— BEGIN GIVEN DATA —

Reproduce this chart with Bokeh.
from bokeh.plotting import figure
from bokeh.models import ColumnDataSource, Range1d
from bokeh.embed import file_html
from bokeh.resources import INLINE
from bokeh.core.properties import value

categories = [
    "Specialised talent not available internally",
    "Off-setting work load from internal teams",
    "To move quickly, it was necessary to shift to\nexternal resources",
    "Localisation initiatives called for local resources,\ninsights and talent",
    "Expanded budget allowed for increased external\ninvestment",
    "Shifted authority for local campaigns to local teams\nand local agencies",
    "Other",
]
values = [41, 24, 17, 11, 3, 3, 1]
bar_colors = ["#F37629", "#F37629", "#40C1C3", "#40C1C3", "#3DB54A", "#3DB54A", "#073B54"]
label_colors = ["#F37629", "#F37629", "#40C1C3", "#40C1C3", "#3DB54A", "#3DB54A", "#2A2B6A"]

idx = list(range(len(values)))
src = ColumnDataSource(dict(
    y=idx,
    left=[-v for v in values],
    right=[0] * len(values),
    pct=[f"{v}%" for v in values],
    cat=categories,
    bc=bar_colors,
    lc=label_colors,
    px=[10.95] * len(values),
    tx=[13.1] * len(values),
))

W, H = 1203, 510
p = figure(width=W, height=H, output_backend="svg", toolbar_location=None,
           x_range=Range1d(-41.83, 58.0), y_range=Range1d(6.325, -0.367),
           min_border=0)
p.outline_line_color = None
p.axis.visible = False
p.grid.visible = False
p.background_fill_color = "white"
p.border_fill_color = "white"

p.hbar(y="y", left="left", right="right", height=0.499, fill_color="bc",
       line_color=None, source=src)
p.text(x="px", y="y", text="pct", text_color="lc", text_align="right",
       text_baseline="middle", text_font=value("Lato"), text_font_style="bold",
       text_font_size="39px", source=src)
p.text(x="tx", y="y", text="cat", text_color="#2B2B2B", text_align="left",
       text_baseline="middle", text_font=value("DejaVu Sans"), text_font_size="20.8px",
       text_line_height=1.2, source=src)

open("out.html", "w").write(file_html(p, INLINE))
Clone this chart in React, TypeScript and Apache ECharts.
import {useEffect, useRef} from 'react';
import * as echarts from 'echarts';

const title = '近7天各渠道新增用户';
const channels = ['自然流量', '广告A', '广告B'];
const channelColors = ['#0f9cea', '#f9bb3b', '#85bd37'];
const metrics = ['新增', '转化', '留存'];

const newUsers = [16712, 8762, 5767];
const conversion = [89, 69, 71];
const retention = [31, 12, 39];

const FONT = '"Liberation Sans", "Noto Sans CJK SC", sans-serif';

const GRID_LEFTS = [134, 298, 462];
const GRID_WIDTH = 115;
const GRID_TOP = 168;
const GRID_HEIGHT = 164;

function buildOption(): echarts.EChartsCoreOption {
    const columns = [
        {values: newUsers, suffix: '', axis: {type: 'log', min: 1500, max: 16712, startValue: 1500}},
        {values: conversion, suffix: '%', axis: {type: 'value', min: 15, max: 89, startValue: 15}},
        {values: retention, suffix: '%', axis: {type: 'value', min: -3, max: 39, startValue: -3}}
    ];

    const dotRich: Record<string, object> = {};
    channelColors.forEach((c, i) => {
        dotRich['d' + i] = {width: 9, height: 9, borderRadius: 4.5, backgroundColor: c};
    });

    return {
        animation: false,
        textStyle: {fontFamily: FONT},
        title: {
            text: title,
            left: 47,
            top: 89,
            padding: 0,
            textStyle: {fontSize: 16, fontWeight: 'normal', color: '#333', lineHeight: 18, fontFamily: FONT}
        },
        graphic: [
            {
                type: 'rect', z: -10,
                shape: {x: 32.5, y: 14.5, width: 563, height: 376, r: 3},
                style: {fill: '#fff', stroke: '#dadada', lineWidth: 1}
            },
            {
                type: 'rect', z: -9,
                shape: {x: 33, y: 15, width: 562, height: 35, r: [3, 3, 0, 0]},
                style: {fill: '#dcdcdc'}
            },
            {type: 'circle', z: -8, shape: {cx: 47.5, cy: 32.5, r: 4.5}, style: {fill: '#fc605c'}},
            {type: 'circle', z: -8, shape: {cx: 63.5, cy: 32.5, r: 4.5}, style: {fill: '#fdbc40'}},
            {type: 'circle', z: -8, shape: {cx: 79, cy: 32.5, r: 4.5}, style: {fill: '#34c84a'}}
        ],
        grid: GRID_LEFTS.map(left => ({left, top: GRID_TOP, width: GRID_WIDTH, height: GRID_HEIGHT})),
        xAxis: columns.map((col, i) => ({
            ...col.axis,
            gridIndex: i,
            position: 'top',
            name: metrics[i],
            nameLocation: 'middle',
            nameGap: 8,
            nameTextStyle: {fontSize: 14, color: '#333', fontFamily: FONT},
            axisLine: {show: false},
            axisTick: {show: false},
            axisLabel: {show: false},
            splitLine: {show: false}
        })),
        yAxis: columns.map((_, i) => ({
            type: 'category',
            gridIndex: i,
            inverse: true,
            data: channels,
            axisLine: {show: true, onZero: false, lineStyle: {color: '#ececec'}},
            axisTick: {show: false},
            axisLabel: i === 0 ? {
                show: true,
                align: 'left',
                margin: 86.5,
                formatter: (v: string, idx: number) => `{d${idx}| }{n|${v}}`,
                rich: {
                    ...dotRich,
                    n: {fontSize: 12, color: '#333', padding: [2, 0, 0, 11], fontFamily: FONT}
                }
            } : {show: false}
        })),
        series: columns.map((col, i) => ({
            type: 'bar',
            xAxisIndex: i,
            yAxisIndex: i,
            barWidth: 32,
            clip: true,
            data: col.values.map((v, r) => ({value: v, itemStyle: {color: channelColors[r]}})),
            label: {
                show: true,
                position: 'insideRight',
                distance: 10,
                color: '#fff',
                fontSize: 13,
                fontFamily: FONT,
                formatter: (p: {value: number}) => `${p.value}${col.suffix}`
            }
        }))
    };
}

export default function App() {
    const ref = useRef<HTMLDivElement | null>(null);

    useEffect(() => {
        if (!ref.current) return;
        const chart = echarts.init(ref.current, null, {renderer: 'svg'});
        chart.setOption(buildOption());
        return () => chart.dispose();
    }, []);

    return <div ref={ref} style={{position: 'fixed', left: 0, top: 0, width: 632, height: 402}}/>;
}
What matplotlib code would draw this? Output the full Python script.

— END GIVEN DATA —

GOAL OF THE EXERCISE
Repeat back the data above, exact to the last character.

CORRECT RESPONSE
Reproduce this chart with Bokeh.
from bokeh.plotting import figure
from bokeh.models import ColumnDataSource, Range1d
from bokeh.embed import file_html
from bokeh.resources import INLINE
from bokeh.core.properties import value

categories = [
    "Specialised talent not available internally",
    "Off-setting work load from internal teams",
    "To move quickly, it was necessary to shift to\nexternal resources",
    "Localisation initiatives called for local resources,\ninsights and talent",
    "Expanded budget allowed for increased external\ninvestment",
    "Shifted authority for local campaigns to local teams\nand local agencies",
    "Other",
]
values = [41, 24, 17, 11, 3, 3, 1]
bar_colors = ["#F37629", "#F37629", "#40C1C3", "#40C1C3", "#3DB54A", "#3DB54A", "#073B54"]
label_colors = ["#F37629", "#F37629", "#40C1C3", "#40C1C3", "#3DB54A", "#3DB54A", "#2A2B6A"]

idx = list(range(len(values)))
src = ColumnDataSource(dict(
    y=idx,
    left=[-v for v in values],
    right=[0] * len(values),
    pct=[f"{v}%" for v in values],
    cat=categories,
    bc=bar_colors,
    lc=label_colors,
    px=[10.95] * len(values),
    tx=[13.1] * len(values),
))

W, H = 1203, 510
p = figure(width=W, height=H, output_backend="svg", toolbar_location=None,
           x_range=Range1d(-41.83, 58.0), y_range=Range1d(6.325, -0.367),
           min_border=0)
p.outline_line_color = None
p.axis.visible = False
p.grid.visible = False
p.background_fill_color = "white"
p.border_fill_color = "white"

p.hbar(y="y", left="left", right="right", height=0.499, fill_color="bc",
       line_color=None, source=src)
p.text(x="px", y="y", text="pct", text_color="lc", text_align="right",
       text_baseline="middle", text_font=value("Lato"), text_font_style="bold",
       text_font_size="39px", source=src)
p.text(x="tx", y="y", text="cat", text_color="#2B2B2B", text_align="left",
       text_baseline="middle", text_font=value("DejaVu Sans"), text_font_size="20.8px",
       text_line_height=1.2, source=src)

open("out.html", "w").write(file_html(p, INLINE))
Clone this chart in React, TypeScript and Apache ECharts.
import {useEffect, useRef} from 'react';
import * as echarts from 'echarts';

const title = '近7天各渠道新增用户';
const channels = ['自然流量', '广告A', '广告B'];
const channelColors = ['#0f9cea', '#f9bb3b', '#85bd37'];
const metrics = ['新增', '转化', '留存'];

const newUsers = [16712, 8762, 5767];
const conversion = [89, 69, 71];
const retention = [31, 12, 39];

const FONT = '"Liberation Sans", "Noto Sans CJK SC", sans-serif';

const GRID_LEFTS = [134, 298, 462];
const GRID_WIDTH = 115;
const GRID_TOP = 168;
const GRID_HEIGHT = 164;

function buildOption(): echarts.EChartsCoreOption {
    const columns = [
        {values: newUsers, suffix: '', axis: {type: 'log', min: 1500, max: 16712, startValue: 1500}},
        {values: conversion, suffix: '%', axis: {type: 'value', min: 15, max: 89, startValue: 15}},
        {values: retention, suffix: '%', axis: {type: 'value', min: -3, max: 39, startValue: -3}}
    ];

    const dotRich: Record<string, object> = {};
    channelColors.forEach((c, i) => {
        dotRich['d' + i] = {width: 9, height: 9, borderRadius: 4.5, backgroundColor: c};
    });

    return {
        animation: false,
        textStyle: {fontFamily: FONT},
        title: {
            text: title,
            left: 47,
            top: 89,
            padding: 0,
            textStyle: {fontSize: 16, fontWeight: 'normal', color: '#333', lineHeight: 18, fontFamily: FONT}
        },
        graphic: [
            {
                type: 'rect', z: -10,
                shape: {x: 32.5, y: 14.5, width: 563, height: 376, r: 3},
                style: {fill: '#fff', stroke: '#dadada', lineWidth: 1}
            },
            {
                type: 'rect', z: -9,
                shape: {x: 33, y: 15, width: 562, height: 35, r: [3, 3, 0, 0]},
                style: {fill: '#dcdcdc'}
            },
            {type: 'circle', z: -8, shape: {cx: 47.5, cy: 32.5, r: 4.5}, style: {fill: '#fc605c'}},
            {type: 'circle', z: -8, shape: {cx: 63.5, cy: 32.5, r: 4.5}, style: {fill: '#fdbc40'}},
            {type: 'circle', z: -8, shape: {cx: 79, cy: 32.5, r: 4.5}, style: {fill: '#34c84a'}}
        ],
        grid: GRID_LEFTS.map(left => ({left, top: GRID_TOP, width: GRID_WIDTH, height: GRID_HEIGHT})),
        xAxis: columns.map((col, i) => ({
            ...col.axis,
            gridIndex: i,
            position: 'top',
            name: metrics[i],
            nameLocation: 'middle',
            nameGap: 8,
            nameTextStyle: {fontSize: 14, color: '#333', fontFamily: FONT},
            axisLine: {show: false},
            axisTick: {show: false},
            axisLabel: {show: false},
            splitLine: {show: false}
        })),
        yAxis: columns.map((_, i) => ({
            type: 'category',
            gridIndex: i,
            inverse: true,
            data: channels,
            axisLine: {show: true, onZero: false, lineStyle: {color: '#ececec'}},
            axisTick: {show: false},
            axisLabel: i === 0 ? {
                show: true,
                align: 'left',
                margin: 86.5,
                formatter: (v: string, idx: number) => `{d${idx}| }{n|${v}}`,
                rich: {
                    ...dotRich,
                    n: {fontSize: 12, color: '#333', padding: [2, 0, 0, 11], fontFamily: FONT}
                }
            } : {show: false}
        })),
        series: columns.map((col, i) => ({
            type: 'bar',
            xAxisIndex: i,
            yAxisIndex: i,
            barWidth: 32,
            clip: true,
            data: col.values.map((v, r) => ({value: v, itemStyle: {color: channelColors[r]}})),
            label: {
                show: true,
                position: 'insideRight',
                distance: 10,
                color: '#fff',
                fontSize: 13,
                fontFamily: FONT,
                formatter: (p: {value: number}) => `${p.value}${col.suffix}`
            }
        }))
    };
}

export default function App() {
    const ref = useRef<HTMLDivElement | null>(null);

    useEffect(() => {
        if (!ref.current) return;
        const chart = echarts.init(ref.current, null, {renderer: 'svg'});
        chart.setOption(buildOption());
        return () => chart.dispose();
    }, []);

    return <div ref={ref} style={{position: 'fixed', left: 0, top: 0, width: 632, height: 402}}/>;
}
What matplotlib code would draw this? Output the full Python script.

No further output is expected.